▶ **Entries provided**:

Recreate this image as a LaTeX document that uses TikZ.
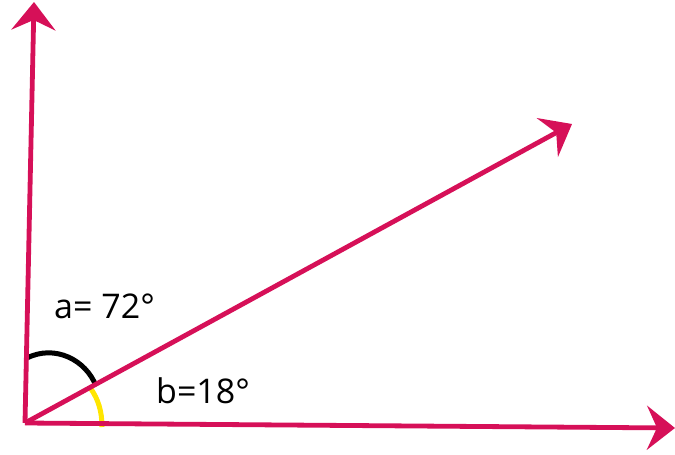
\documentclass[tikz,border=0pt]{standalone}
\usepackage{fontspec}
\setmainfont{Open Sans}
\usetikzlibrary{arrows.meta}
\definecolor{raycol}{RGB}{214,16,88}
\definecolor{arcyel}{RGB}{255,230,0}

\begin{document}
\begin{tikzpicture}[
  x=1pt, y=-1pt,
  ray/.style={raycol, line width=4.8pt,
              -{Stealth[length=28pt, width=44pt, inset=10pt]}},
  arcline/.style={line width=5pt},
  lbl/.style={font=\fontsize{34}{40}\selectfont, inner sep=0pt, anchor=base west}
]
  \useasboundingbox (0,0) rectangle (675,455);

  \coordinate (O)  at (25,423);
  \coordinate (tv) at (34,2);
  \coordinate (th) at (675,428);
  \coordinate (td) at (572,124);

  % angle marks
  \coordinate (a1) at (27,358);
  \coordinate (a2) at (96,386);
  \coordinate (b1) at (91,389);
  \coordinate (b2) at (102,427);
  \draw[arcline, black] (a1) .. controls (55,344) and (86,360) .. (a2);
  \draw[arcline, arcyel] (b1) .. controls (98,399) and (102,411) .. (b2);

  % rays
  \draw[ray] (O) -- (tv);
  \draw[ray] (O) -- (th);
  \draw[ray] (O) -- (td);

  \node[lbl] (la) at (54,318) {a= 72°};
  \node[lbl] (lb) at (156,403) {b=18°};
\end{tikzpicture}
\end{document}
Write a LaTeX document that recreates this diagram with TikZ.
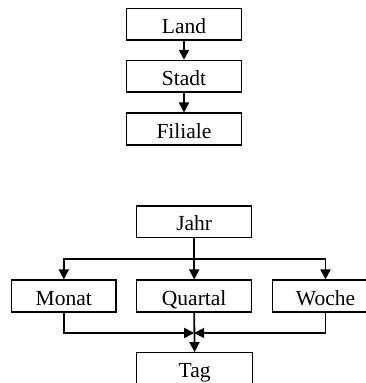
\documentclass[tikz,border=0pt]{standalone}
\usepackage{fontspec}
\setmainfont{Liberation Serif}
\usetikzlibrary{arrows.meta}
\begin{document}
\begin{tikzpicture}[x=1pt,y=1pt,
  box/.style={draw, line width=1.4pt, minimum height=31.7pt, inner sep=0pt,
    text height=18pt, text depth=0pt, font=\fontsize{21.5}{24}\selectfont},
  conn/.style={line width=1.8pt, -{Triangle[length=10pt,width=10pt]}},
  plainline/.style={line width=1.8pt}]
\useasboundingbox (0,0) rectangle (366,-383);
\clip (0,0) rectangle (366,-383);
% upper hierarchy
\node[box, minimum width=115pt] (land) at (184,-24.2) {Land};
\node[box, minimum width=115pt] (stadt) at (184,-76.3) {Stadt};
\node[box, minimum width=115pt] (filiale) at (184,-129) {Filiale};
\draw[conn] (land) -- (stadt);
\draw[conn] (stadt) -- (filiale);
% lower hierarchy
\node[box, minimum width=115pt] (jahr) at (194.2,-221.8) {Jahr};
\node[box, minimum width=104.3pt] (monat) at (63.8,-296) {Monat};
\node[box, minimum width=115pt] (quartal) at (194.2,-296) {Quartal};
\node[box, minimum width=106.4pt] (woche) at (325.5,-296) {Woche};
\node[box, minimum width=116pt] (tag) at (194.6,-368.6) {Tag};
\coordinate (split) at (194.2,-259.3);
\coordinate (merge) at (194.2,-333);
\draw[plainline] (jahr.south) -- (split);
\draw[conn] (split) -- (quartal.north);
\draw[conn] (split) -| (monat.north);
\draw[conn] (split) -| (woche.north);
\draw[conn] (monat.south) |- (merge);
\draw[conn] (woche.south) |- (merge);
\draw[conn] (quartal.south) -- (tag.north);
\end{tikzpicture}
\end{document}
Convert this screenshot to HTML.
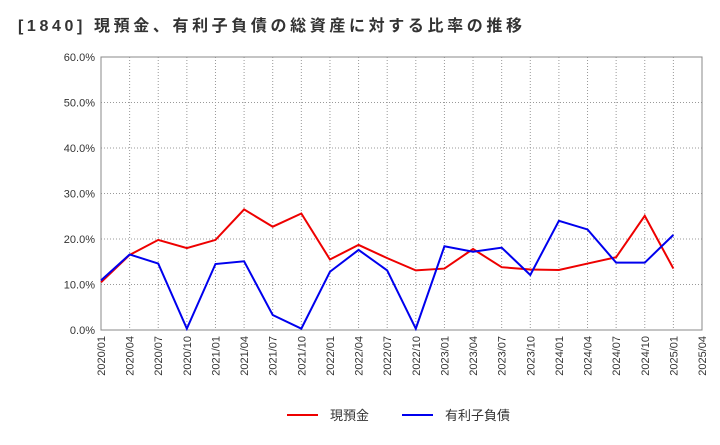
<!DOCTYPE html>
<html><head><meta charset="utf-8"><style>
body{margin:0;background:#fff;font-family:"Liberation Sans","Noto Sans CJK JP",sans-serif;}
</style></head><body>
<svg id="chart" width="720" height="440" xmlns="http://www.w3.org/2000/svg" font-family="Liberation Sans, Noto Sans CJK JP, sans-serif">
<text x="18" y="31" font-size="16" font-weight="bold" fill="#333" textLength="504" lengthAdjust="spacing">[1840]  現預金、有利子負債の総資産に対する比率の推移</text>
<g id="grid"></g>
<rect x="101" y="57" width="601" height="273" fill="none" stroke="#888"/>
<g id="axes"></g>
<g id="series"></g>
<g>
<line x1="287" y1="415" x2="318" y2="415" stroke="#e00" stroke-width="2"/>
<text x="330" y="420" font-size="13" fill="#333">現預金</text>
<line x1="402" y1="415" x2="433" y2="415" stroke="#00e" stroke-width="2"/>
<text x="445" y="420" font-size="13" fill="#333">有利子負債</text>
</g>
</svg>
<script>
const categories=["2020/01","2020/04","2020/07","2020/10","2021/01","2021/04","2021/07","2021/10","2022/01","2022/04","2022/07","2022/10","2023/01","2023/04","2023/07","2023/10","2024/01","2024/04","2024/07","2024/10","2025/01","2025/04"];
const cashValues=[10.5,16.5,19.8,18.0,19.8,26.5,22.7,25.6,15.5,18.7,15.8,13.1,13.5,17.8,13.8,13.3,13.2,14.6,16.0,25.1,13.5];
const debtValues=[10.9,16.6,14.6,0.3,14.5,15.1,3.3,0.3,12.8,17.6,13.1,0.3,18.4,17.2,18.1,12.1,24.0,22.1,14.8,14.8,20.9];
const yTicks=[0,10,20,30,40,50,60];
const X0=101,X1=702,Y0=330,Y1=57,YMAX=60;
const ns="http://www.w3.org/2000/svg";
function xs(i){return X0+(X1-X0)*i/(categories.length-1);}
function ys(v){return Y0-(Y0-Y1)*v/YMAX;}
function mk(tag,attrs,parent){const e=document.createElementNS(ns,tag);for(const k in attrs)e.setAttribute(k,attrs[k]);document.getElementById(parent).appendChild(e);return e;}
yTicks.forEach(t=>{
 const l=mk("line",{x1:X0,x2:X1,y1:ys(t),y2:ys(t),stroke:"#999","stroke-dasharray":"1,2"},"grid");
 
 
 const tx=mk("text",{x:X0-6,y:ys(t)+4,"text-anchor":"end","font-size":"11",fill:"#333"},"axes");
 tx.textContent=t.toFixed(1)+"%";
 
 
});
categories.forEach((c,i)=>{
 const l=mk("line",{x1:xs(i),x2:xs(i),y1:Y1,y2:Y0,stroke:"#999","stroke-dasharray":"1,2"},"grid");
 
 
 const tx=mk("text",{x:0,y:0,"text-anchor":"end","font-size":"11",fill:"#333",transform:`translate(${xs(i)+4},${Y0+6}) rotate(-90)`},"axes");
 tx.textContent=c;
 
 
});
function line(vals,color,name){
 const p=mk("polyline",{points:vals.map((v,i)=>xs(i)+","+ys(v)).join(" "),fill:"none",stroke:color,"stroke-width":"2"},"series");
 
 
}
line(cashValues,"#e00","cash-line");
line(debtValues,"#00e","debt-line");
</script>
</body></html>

▶ **Stated goal**: Reproduce the material word for word, minus the images.

▶ **Result of the task**:
Recreate this image as a LaTeX document that uses TikZ.
\documentclass[tikz,border=0pt]{standalone}
\usepackage{fontspec}
\setmainfont{Open Sans}
\usetikzlibrary{arrows.meta}
\definecolor{raycol}{RGB}{214,16,88}
\definecolor{arcyel}{RGB}{255,230,0}

\begin{document}
\begin{tikzpicture}[
  x=1pt, y=-1pt,
  ray/.style={raycol, line width=4.8pt,
              -{Stealth[length=28pt, width=44pt, inset=10pt]}},
  arcline/.style={line width=5pt},
  lbl/.style={font=\fontsize{34}{40}\selectfont, inner sep=0pt, anchor=base west}
]
  \useasboundingbox (0,0) rectangle (675,455);

  \coordinate (O)  at (25,423);
  \coordinate (tv) at (34,2);
  \coordinate (th) at (675,428);
  \coordinate (td) at (572,124);

  % angle marks
  \coordinate (a1) at (27,358);
  \coordinate (a2) at (96,386);
  \coordinate (b1) at (91,389);
  \coordinate (b2) at (102,427);
  \draw[arcline, black] (a1) .. controls (55,344) and (86,360) .. (a2);
  \draw[arcline, arcyel] (b1) .. controls (98,399) and (102,411) .. (b2);

  % rays
  \draw[ray] (O) -- (tv);
  \draw[ray] (O) -- (th);
  \draw[ray] (O) -- (td);

  \node[lbl] (la) at (54,318) {a= 72°};
  \node[lbl] (lb) at (156,403) {b=18°};
\end{tikzpicture}
\end{document}
Write a LaTeX document that recreates this diagram with TikZ.
\documentclass[tikz,border=0pt]{standalone}
\usepackage{fontspec}
\setmainfont{Liberation Serif}
\usetikzlibrary{arrows.meta}
\begin{document}
\begin{tikzpicture}[x=1pt,y=1pt,
  box/.style={draw, line width=1.4pt, minimum height=31.7pt, inner sep=0pt,
    text height=18pt, text depth=0pt, font=\fontsize{21.5}{24}\selectfont},
  conn/.style={line width=1.8pt, -{Triangle[length=10pt,width=10pt]}},
  plainline/.style={line width=1.8pt}]
\useasboundingbox (0,0) rectangle (366,-383);
\clip (0,0) rectangle (366,-383);
% upper hierarchy
\node[box, minimum width=115pt] (land) at (184,-24.2) {Land};
\node[box, minimum width=115pt] (stadt) at (184,-76.3) {Stadt};
\node[box, minimum width=115pt] (filiale) at (184,-129) {Filiale};
\draw[conn] (land) -- (stadt);
\draw[conn] (stadt) -- (filiale);
% lower hierarchy
\node[box, minimum width=115pt] (jahr) at (194.2,-221.8) {Jahr};
\node[box, minimum width=104.3pt] (monat) at (63.8,-296) {Monat};
\node[box, minimum width=115pt] (quartal) at (194.2,-296) {Quartal};
\node[box, minimum width=106.4pt] (woche) at (325.5,-296) {Woche};
\node[box, minimum width=116pt] (tag) at (194.6,-368.6) {Tag};
\coordinate (split) at (194.2,-259.3);
\coordinate (merge) at (194.2,-333);
\draw[plainline] (jahr.south) -- (split);
\draw[conn] (split) -- (quartal.north);
\draw[conn] (split) -| (monat.north);
\draw[conn] (split) -| (woche.north);
\draw[conn] (monat.south) |- (merge);
\draw[conn] (woche.south) |- (merge);
\draw[conn] (quartal.south) -- (tag.north);
\end{tikzpicture}
\end{document}
Convert this screenshot to HTML.
<!DOCTYPE html>
<html><head><meta charset="utf-8"><style>
body{margin:0;background:#fff;font-family:"Liberation Sans","Noto Sans CJK JP",sans-serif;}
</style></head><body>
<svg id="chart" width="720" height="440" xmlns="http://www.w3.org/2000/svg" font-family="Liberation Sans, Noto Sans CJK JP, sans-serif">
<text x="18" y="31" font-size="16" font-weight="bold" fill="#333" textLength="504" lengthAdjust="spacing">[1840]  現預金、有利子負債の総資産に対する比率の推移</text>
<g id="grid"></g>
<rect x="101" y="57" width="601" height="273" fill="none" stroke="#888"/>
<g id="axes"></g>
<g id="series"></g>
<g>
<line x1="287" y1="415" x2="318" y2="415" stroke="#e00" stroke-width="2"/>
<text x="330" y="420" font-size="13" fill="#333">現預金</text>
<line x1="402" y1="415" x2="433" y2="415" stroke="#00e" stroke-width="2"/>
<text x="445" y="420" font-size="13" fill="#333">有利子負債</text>
</g>
</svg>
<script>
const categories=["2020/01","2020/04","2020/07","2020/10","2021/01","2021/04","2021/07","2021/10","2022/01","2022/04","2022/07","2022/10","2023/01","2023/04","2023/07","2023/10","2024/01","2024/04","2024/07","2024/10","2025/01","2025/04"];
const cashValues=[10.5,16.5,19.8,18.0,19.8,26.5,22.7,25.6,15.5,18.7,15.8,13.1,13.5,17.8,13.8,13.3,13.2,14.6,16.0,25.1,13.5];
const debtValues=[10.9,16.6,14.6,0.3,14.5,15.1,3.3,0.3,12.8,17.6,13.1,0.3,18.4,17.2,18.1,12.1,24.0,22.1,14.8,14.8,20.9];
const yTicks=[0,10,20,30,40,50,60];
const X0=101,X1=702,Y0=330,Y1=57,YMAX=60;
const ns="http://www.w3.org/2000/svg";
function xs(i){return X0+(X1-X0)*i/(categories.length-1);}
function ys(v){return Y0-(Y0-Y1)*v/YMAX;}
function mk(tag,attrs,parent){const e=document.createElementNS(ns,tag);for(const k in attrs)e.setAttribute(k,attrs[k]);document.getElementById(parent).appendChild(e);return e;}
yTicks.forEach(t=>{
 const l=mk("line",{x1:X0,x2:X1,y1:ys(t),y2:ys(t),stroke:"#999","stroke-dasharray":"1,2"},"grid");
 
 
 const tx=mk("text",{x:X0-6,y:ys(t)+4,"text-anchor":"end","font-size":"11",fill:"#333"},"axes");
 tx.textContent=t.toFixed(1)+"%";
 
 
});
categories.forEach((c,i)=>{
 const l=mk("line",{x1:xs(i),x2:xs(i),y1:Y1,y2:Y0,stroke:"#999","stroke-dasharray":"1,2"},"grid");
 
 
 const tx=mk("text",{x:0,y:0,"text-anchor":"end","font-size":"11",fill:"#333",transform:`translate(${xs(i)+4},${Y0+6}) rotate(-90)`},"axes");
 tx.textContent=c;
 
 
});
function line(vals,color,name){
 const p=mk("polyline",{points:vals.map((v,i)=>xs(i)+","+ys(v)).join(" "),fill:"none",stroke:color,"stroke-width":"2"},"series");
 
 
}
line(cashValues,"#e00","cash-line");
line(debtValues,"#00e","debt-line");
</script>
</body></html>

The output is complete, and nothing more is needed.